** THE EXERCISE **
Select and copy out every line in the records containing "diagram".

** THE DATA **
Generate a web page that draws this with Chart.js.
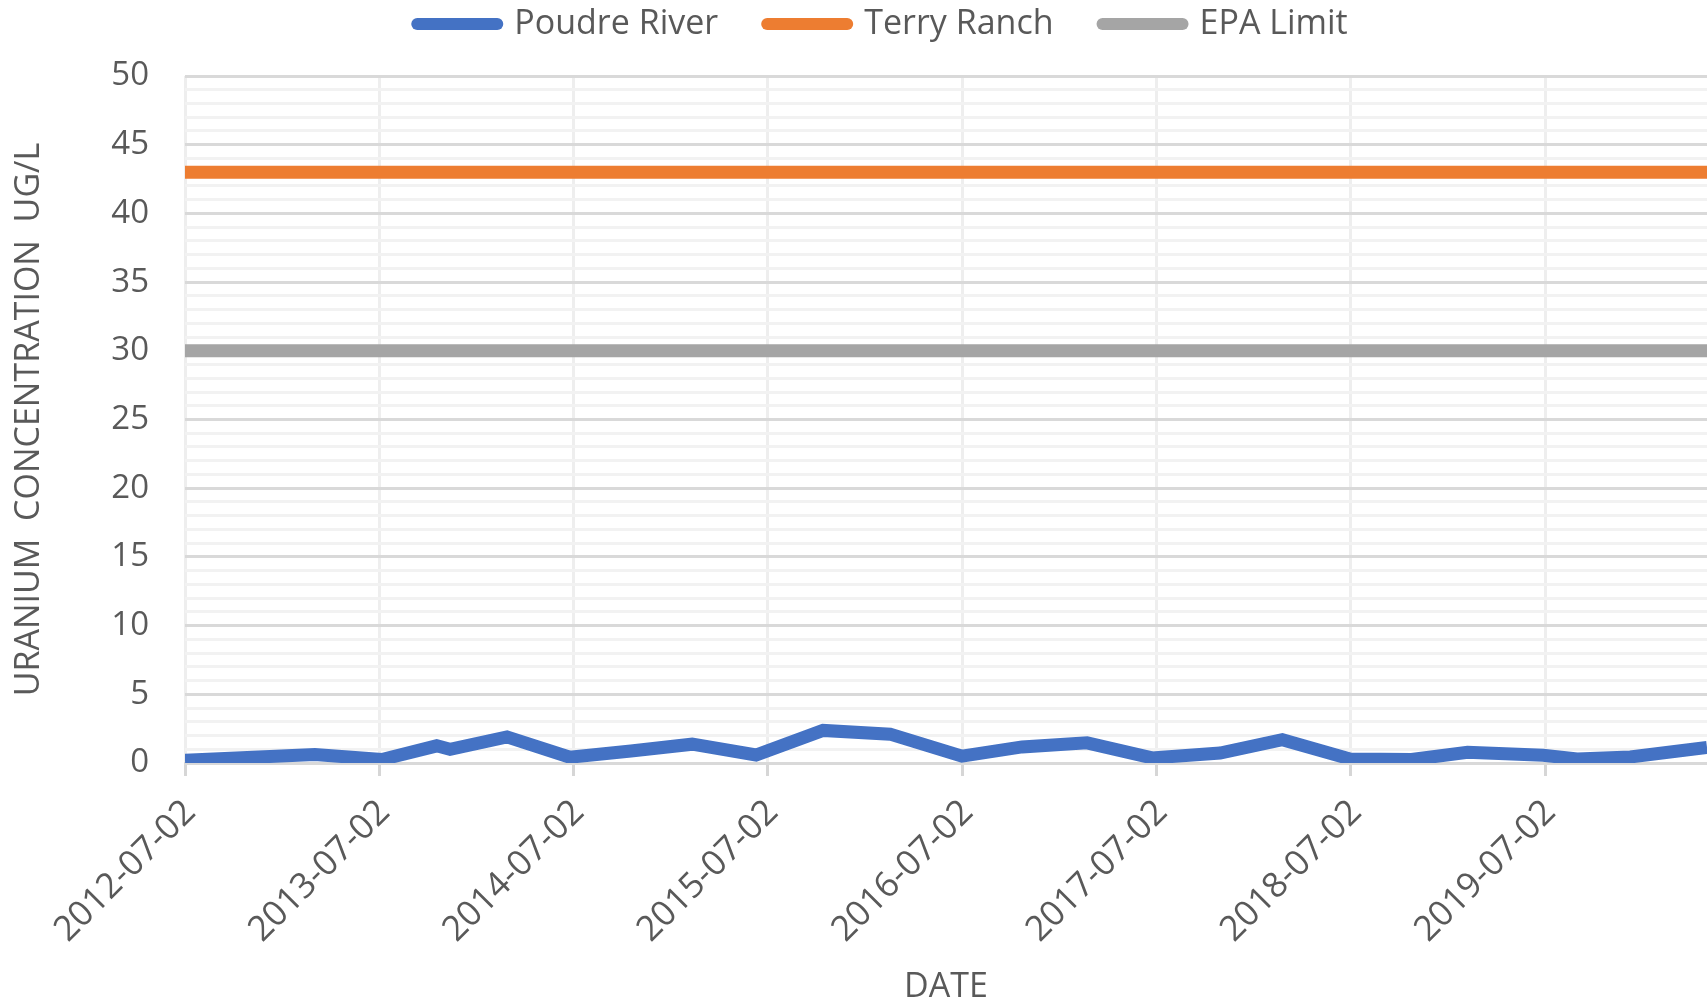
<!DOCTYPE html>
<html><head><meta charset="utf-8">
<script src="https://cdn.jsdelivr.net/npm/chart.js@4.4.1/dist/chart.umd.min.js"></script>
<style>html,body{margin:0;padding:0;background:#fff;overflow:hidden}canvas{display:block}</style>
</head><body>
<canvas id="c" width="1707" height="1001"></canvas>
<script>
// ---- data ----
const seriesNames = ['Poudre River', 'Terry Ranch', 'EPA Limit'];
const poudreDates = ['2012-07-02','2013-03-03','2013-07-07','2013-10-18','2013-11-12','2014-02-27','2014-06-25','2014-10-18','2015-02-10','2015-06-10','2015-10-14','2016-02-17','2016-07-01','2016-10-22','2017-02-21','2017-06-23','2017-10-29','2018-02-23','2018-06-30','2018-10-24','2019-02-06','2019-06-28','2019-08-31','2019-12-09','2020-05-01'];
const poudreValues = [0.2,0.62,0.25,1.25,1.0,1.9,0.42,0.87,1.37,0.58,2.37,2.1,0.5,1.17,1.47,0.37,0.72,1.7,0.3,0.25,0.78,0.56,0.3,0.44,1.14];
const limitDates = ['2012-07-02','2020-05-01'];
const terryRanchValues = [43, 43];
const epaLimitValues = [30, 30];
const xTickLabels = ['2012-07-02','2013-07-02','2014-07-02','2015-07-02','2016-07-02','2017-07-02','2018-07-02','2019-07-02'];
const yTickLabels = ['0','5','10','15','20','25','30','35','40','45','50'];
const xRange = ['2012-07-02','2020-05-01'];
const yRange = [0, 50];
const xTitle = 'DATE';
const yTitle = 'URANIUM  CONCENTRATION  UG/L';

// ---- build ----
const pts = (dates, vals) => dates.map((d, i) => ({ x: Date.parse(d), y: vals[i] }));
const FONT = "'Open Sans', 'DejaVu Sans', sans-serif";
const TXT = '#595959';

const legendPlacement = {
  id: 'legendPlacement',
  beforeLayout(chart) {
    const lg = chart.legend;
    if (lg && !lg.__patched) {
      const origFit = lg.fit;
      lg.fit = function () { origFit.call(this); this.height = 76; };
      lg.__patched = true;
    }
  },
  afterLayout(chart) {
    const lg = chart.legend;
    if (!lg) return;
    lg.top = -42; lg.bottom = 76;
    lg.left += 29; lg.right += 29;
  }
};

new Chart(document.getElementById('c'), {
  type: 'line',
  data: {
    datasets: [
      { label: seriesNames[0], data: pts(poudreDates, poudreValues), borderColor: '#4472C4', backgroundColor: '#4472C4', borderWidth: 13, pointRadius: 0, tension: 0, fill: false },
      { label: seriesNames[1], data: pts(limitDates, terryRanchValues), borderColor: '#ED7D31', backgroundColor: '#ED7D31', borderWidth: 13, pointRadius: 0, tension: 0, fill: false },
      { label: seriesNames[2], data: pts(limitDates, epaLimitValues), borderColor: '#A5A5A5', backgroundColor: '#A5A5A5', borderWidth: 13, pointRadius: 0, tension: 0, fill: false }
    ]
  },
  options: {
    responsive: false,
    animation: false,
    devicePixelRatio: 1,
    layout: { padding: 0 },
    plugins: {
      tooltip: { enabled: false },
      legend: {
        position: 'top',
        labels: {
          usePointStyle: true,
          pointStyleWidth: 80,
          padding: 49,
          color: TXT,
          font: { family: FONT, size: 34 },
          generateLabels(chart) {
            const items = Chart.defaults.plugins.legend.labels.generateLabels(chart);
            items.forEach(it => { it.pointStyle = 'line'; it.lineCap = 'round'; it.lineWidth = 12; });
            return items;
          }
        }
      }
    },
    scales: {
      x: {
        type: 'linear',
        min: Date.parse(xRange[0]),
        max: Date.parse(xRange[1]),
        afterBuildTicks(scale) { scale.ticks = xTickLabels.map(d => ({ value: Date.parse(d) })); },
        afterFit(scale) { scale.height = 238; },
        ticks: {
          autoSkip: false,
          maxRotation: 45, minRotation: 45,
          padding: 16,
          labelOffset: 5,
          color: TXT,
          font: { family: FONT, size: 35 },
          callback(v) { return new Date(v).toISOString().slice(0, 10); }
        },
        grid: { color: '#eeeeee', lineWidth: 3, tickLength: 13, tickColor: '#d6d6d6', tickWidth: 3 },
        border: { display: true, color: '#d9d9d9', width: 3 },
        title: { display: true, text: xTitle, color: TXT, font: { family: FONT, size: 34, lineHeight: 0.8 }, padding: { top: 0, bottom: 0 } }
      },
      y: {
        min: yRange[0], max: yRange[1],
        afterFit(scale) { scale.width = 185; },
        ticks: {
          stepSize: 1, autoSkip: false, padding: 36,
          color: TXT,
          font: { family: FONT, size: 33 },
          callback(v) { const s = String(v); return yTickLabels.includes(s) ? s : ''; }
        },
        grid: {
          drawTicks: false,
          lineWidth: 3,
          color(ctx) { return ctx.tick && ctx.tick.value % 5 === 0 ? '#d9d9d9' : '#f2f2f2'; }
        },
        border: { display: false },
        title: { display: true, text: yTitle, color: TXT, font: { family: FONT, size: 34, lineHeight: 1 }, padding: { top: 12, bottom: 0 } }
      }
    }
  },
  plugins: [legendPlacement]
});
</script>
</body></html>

...

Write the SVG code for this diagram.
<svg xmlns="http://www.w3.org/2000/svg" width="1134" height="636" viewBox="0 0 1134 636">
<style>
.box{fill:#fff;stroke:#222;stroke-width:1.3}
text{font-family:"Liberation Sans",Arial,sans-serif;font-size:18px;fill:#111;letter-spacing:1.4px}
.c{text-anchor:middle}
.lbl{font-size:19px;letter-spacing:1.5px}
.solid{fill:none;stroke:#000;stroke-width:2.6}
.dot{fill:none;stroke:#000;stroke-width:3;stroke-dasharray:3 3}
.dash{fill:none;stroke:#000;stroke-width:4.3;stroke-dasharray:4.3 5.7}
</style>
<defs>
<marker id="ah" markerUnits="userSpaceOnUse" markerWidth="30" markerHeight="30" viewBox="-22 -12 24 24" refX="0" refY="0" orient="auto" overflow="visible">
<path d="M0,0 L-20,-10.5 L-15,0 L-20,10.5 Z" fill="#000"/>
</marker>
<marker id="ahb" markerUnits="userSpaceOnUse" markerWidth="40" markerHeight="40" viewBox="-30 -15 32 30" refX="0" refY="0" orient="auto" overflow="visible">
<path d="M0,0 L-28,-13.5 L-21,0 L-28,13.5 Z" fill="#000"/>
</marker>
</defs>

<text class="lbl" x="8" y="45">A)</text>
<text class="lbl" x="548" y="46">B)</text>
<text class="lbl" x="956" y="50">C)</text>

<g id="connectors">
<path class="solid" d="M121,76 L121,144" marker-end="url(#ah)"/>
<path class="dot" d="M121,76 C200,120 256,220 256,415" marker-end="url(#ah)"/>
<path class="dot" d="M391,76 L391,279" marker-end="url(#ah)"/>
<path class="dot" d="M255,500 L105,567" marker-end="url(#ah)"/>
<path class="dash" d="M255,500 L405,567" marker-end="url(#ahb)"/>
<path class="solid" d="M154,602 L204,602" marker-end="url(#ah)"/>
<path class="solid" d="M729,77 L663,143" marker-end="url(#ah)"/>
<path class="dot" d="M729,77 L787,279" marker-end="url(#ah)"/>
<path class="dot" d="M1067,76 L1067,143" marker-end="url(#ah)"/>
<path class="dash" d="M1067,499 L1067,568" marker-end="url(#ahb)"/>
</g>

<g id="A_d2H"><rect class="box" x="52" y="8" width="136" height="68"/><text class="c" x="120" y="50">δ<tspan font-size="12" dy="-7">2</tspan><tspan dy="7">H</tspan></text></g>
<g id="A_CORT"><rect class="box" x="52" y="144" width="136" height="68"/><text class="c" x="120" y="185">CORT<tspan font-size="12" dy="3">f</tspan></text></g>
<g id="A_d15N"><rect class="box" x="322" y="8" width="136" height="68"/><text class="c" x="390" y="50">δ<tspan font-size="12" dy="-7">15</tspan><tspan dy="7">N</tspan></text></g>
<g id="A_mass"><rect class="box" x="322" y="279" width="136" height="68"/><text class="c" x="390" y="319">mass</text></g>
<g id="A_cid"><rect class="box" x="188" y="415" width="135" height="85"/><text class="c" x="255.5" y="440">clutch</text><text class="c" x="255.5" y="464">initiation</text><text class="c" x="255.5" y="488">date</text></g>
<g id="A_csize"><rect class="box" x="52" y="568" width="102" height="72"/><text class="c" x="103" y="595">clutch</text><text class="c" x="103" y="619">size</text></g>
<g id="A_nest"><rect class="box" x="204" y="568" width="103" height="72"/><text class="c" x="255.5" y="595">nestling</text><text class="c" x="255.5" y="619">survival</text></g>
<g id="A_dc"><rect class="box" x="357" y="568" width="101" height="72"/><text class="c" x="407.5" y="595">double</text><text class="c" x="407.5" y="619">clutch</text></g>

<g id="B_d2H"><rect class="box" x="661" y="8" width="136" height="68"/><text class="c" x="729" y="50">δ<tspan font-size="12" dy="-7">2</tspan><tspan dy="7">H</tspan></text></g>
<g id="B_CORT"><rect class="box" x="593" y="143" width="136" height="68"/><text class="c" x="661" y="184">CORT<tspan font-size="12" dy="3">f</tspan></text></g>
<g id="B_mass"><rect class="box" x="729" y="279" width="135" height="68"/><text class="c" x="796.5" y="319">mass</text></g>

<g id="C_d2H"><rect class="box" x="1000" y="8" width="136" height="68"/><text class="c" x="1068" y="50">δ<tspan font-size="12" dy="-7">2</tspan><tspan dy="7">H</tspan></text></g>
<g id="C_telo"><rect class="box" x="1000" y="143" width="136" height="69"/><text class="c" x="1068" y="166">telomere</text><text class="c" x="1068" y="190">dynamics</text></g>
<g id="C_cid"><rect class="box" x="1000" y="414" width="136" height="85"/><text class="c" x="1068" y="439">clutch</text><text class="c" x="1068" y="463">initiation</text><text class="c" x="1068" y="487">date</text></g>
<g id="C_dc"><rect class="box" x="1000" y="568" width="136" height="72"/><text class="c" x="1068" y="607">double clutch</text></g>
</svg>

==

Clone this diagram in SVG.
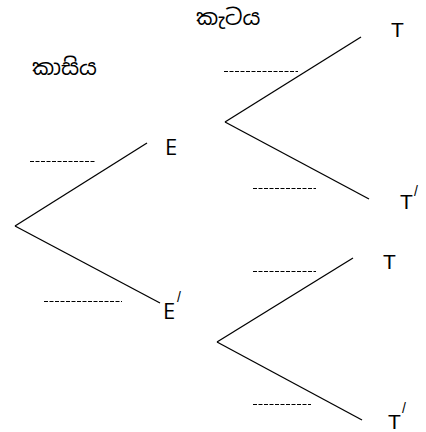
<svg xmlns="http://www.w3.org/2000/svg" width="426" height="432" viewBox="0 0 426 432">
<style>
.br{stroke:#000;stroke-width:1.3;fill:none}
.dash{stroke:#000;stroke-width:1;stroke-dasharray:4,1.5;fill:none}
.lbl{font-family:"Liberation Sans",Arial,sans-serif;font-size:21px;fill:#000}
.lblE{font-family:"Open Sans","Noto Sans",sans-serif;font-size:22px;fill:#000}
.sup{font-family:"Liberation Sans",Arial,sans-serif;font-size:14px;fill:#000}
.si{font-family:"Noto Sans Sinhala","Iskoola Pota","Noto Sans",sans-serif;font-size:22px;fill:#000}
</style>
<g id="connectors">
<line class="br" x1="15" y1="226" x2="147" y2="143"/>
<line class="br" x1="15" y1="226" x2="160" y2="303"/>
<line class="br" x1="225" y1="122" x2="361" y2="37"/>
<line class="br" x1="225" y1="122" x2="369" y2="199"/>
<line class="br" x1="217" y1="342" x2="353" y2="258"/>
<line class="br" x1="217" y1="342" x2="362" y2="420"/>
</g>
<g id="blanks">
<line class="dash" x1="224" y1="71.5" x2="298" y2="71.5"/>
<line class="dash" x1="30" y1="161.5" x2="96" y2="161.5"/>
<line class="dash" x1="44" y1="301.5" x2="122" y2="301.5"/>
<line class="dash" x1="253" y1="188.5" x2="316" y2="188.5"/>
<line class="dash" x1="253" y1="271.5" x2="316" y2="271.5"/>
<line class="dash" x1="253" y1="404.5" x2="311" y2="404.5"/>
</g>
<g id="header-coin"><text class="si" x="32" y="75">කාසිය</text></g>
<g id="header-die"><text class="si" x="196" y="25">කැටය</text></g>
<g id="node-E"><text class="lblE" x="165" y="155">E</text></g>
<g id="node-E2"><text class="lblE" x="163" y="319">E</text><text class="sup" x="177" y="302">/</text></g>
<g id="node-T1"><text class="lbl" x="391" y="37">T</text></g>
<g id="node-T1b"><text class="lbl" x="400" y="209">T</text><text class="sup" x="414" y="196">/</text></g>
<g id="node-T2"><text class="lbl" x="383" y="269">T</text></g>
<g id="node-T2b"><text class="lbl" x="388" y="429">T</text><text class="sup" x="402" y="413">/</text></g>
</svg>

** RESPONSE TO THE EXERCISE **
Write the SVG code for this diagram.
Clone this diagram in SVG.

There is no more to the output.